Expert Evaluation of Artificial Intelligence Generated Answers to Frequently Asked Questions About Rhinoplasty Rinoplasti Sık Sorulan Sorularına Yapay Zekâ Yanıtlarının Uzman Onaylı Karşılaştırması

Şerifle, Serkan; ÇELİK, BURAK; BULUT, KADİR; Gül, Fatih; BOZDEMİR, KAZIM; BABADEMEZ, MEHMET

doi:10.54005/geneltip.1756002

Expert Evaluation of Artificial Intelligence Generated Answers to Frequently Asked Questions About Rhinoplasty Rinoplasti Sık Sorulan Sorularına Yapay Zekâ Yanıtlarının Uzman Onaylı Karşılaştırması

Şerifle S., ÇELİK B., BULUT K. Ş., Gül F., BOZDEMİR K., BABADEMEZ M. A.

Genel Tip Dergisi, cilt.36, sa.2026, 2026 (Scopus, TRDizin)

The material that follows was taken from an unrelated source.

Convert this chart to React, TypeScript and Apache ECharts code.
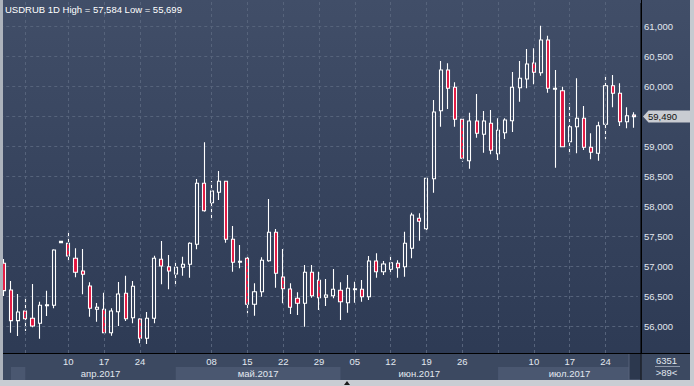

Yayın Türü: Makale / Tam Makale
Cilt numarası: 36 Sayı: 2026
Basım Tarihi: 2026
Doi Numarası: 10.54005/geneltip.1756002
Dergi Adı: Genel Tip Dergisi
Derginin Tarandığı İndeksler: Scopus, Directory of Open Access Journals, TR DİZİN (ULAKBİM)
Anahtar Kelimeler: Artificial intelligence, comprehension, large language models, postoperative care, rhinoplasty
Lokman Hekim Üniversitesi Adresli: Evet

Özet

Aim: Large language models (LLMs) such as ChatGPT-4, DeepSeek, and Gemini are increasingly explored as tools for patient education and clinical decision support. However, concerns remain regarding their factual accuracy, completeness, and readability, especially when addressing frequently asked patient questions in postoperative care. This study aimed to directly compare three leading AI models—ChatGPT-4, DeepSeek, and Gemini—in terms of their accuracy, clarity, relevance, and completeness when answering common postoperative rhinoplasty FAQs. A secondary objective was to assess the readability of these AI-generated responses for a general patient audience. Methods: We selected 14 frequently asked questions based on authoritative AAO-HNS guidelines. Responses from each AI model were independently evaluated by 15 otorhinolaryngologists using a 5-point Likert scale across four domains: accuracy, clarity, relevance, and completeness. Readability was measured using the Flesch Reading Ease Score and Flesch–Kincaid Grade Level. Data were analyzed using appropriate statistical tests to identify significant differences among the models. Results: Expert evaluations showed significant performance differences among the models. DeepSeek underperformed in both accuracy (p=0.00003) and completeness (p=0.0042) compared to ChatGPT-4 and Gemini. No statistically significant differences were observed for clarity (p=0.52) or relevance (p=0.42). Although readability scores did not significantly differ across models, all responses were deemed too complex for the average patient to understand fully. Conclusions: While ChatGPT-4 and Gemini demonstrated higher accuracy and completeness than DeepSeek, none of the evaluated AI models produced content that met essential patient readability standards. These findings underscore the need for improved content accessibility and ongoing human oversight before LLMs can be reliably integrated into clinical patient education. This study establishes an important benchmark and highlights the urgency for future AI development to prioritize both factual integrity and true patient comprehension.